The tanks of Lincoln
In the history of combat, few things have had a more dramatic impact than the invention of the tank and Lincoln was at the very centre of its development.
When the Great War started in 1914, many believed it would be over by Christmas, but it quickly reached stalemate, with opposing forces bogged down in 450 miles of fortified trenches stretching from the North Coast of Belgium to the Italian Alps.
Infantry and cavalry were useless against the mud and enemy machine guns. Thousands of men were dying every day and there was no sign of a breakthrough. The problem for the Admiralty Landships Committee, headed by Winston Churchill, was how to develop an armoured fighting vehicle which could cross trenches, mud and barbed wire and deliver an attack capable of breaking the deadlock. The committee turned to Lincoln agricultural engineers, William Foster & Co.
Before the war, Foster’s had built tractors, threshing machines and steam engines, as well as experimenting with a caterpillar-tracked vehicle for difficult terrain. With the outbreak of war, Foster’s heavy Daimler tractors were used to haul massive howitzer guns and heavy equipment, but the invitation to develop this new fighting machine presented an altogether different challenge.
The Admiralty stressed the need for secrecy so when the workforce started to ask “what exactly are we making?”, they were told, “Watercarriers for Mesopotamia,” (modern day Iraq), but from this somewhat clumsy title, the workers came up with their own more simple name, Tanks.
Three men were key to the success of the project. The first was Foster’s managing director, William Tritton (later Sir William), a dynamic man who had revitalised Foster’s fortunes in the pre-war years and who quickly recognised the opportunities which the war presented. He was assisted by chief draughtsman, William Rigby who had joined Foster’s as an apprentice in 1903. The third member of the team was Walter Wilson, a naval lieutenant with engineering flair, seconded to Foster’s.
The innovation and design expertise of these men was backed up by the loyalty and sheer hard work of Foster’s workforce, which rose from 350 in 1914 to over 2,000 at the height of wartime production. The vast majority of them were women, and they regularly worked twelve-hour shifts at the Wellington factory in the Waterloo Street/Firth Road area of Lincoln.
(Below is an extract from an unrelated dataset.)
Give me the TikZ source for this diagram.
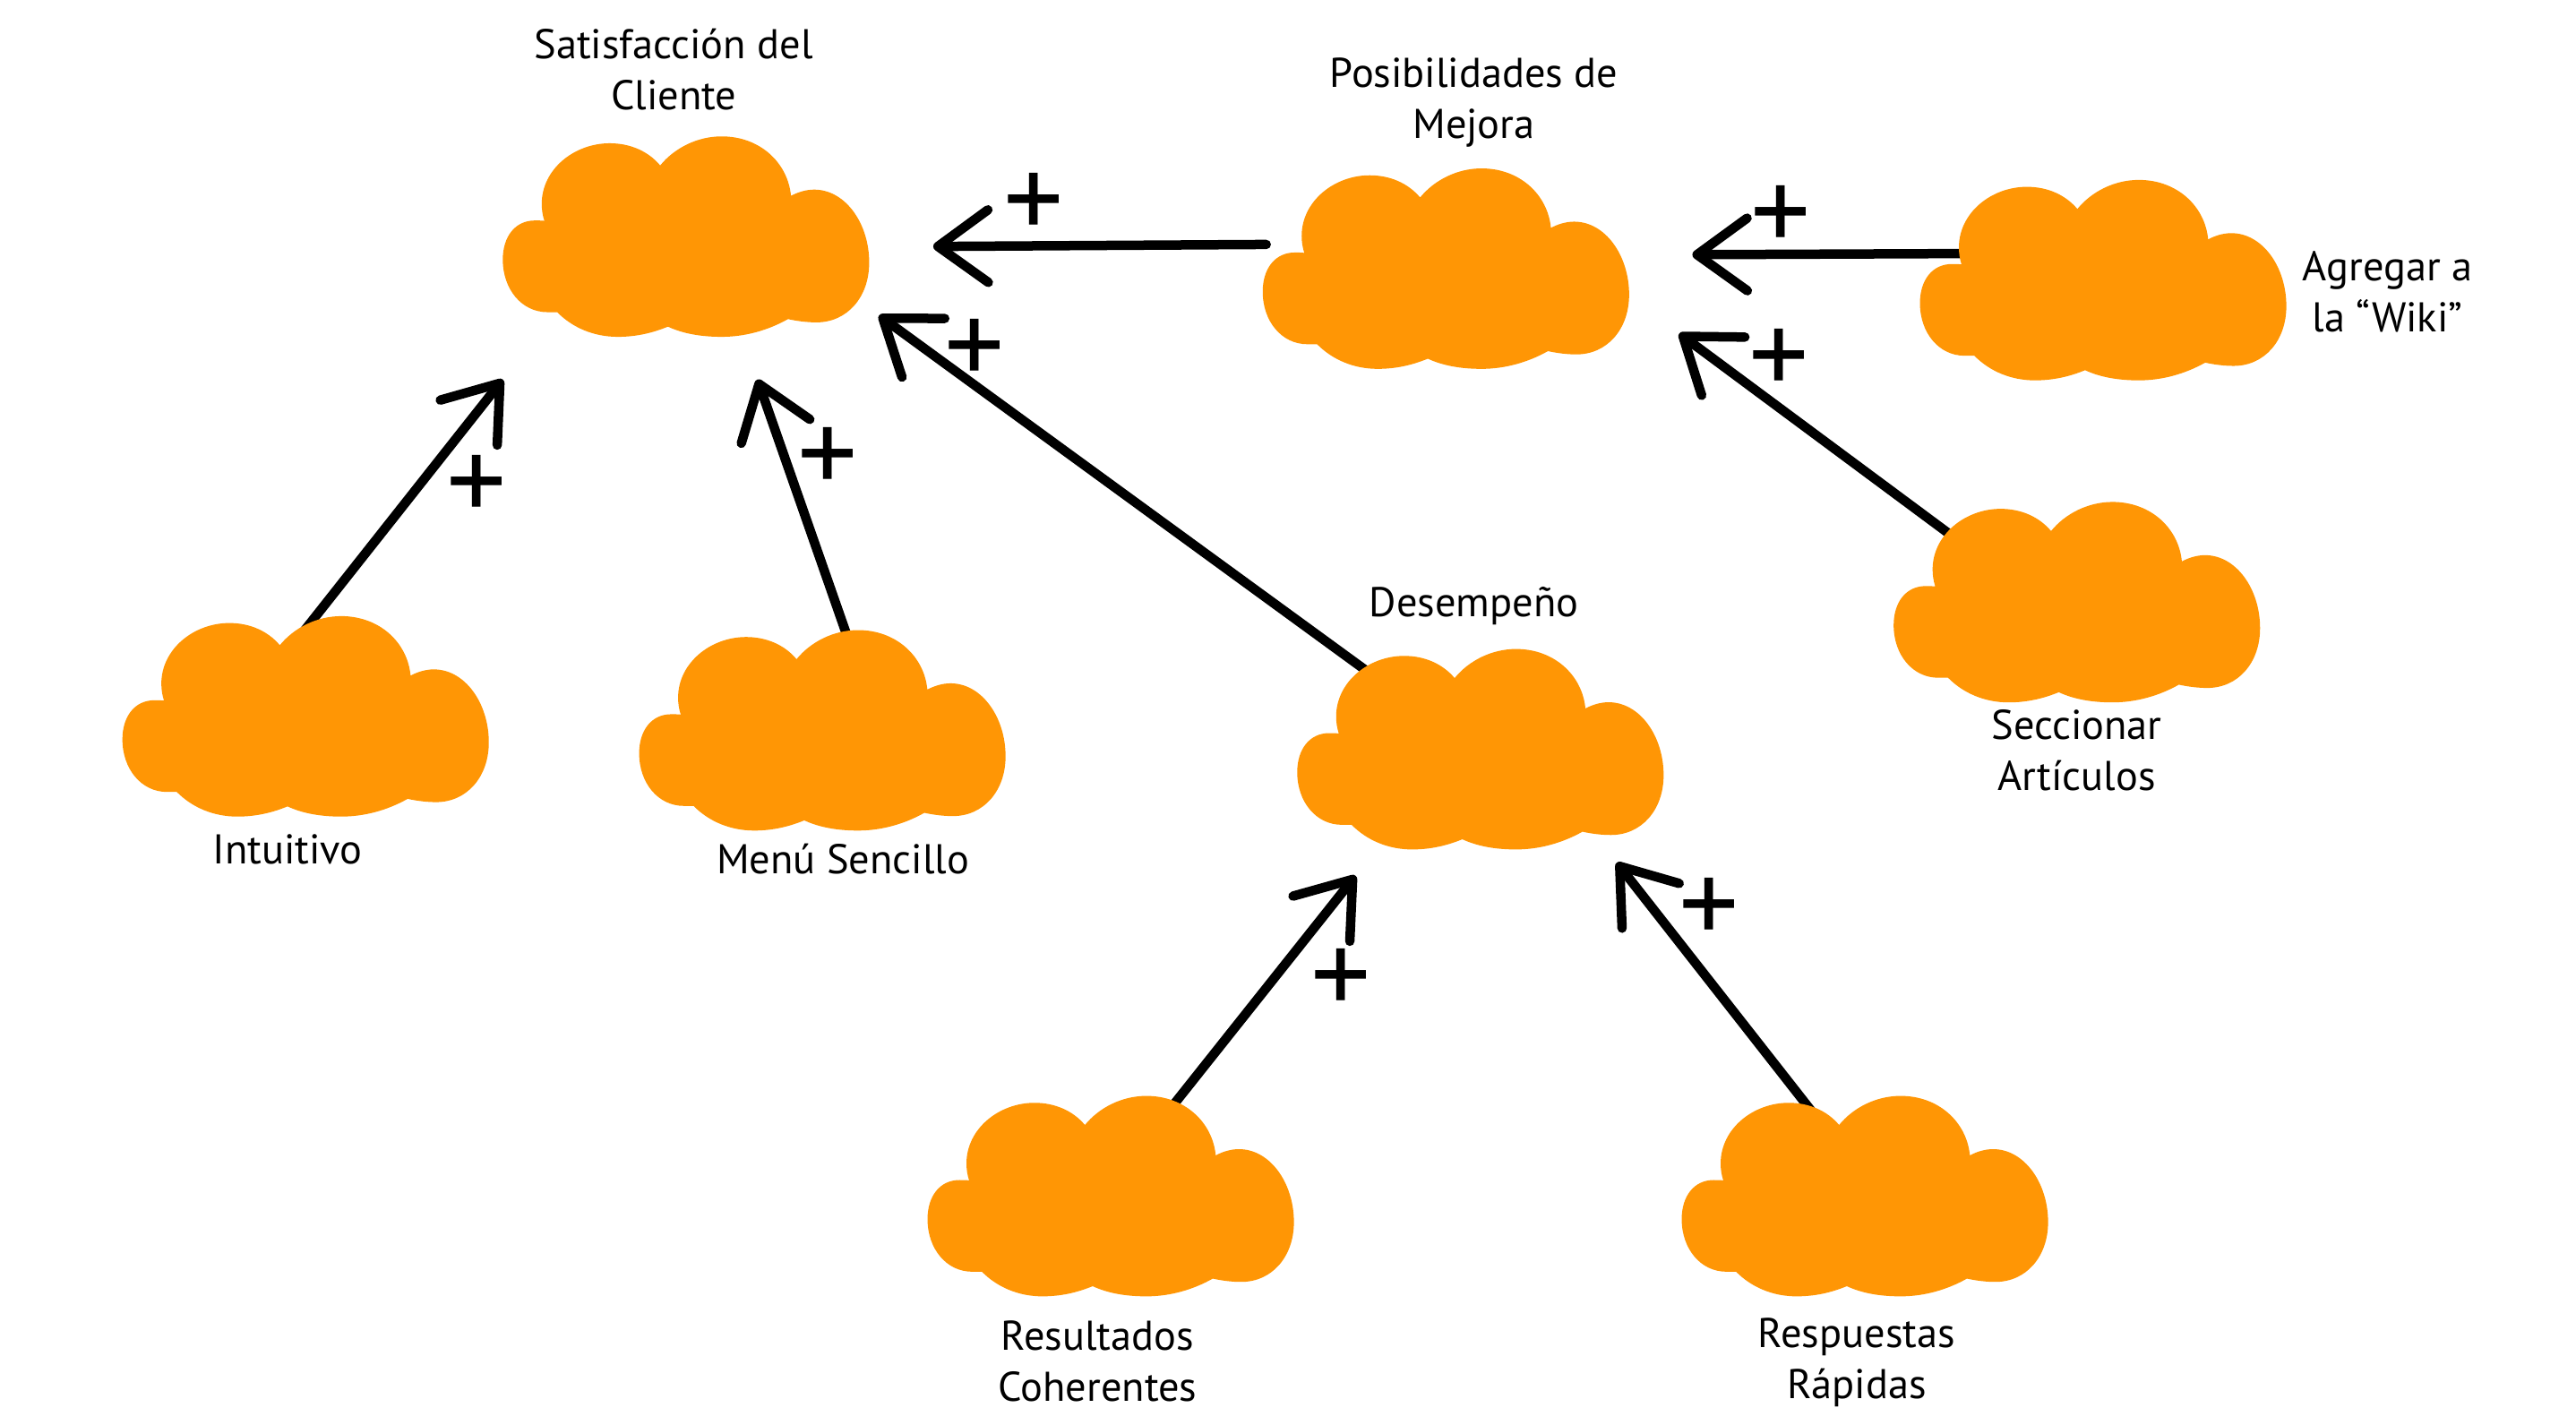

The first tank produced was ‘Little Willie’ (named after Tritton) which took thirty-seven days to produce and was tested on the South Common in September 1915. This was little more than a fifteen-tonne armoured box on caterpillar tracks which frequently came off during manoeuvres. The men persevered with different designs, often working through the night in a little room at the White Hart Hotel. Eventually a track was devised which went all the way around the tank’s body. This twenty-eight-tonne version was initially known as ‘Big Willie’ but was later changed to ‘Mother’ and proved much more reliable.
Foster’s went into full-scale production and the tank saw its first action at Flers, France in 1916, seven months after the first order had been placed. It immediately changed the pattern of the war, causing panic in enemy ranks and boosting the spirits of Allied troops. Further improvements were made through to the end of the war. A Mark IV tank, known as ‘Flirt’ was made in 1917. A restored ‘Flirt’ is on display at the Museum of Lincolnshire Life.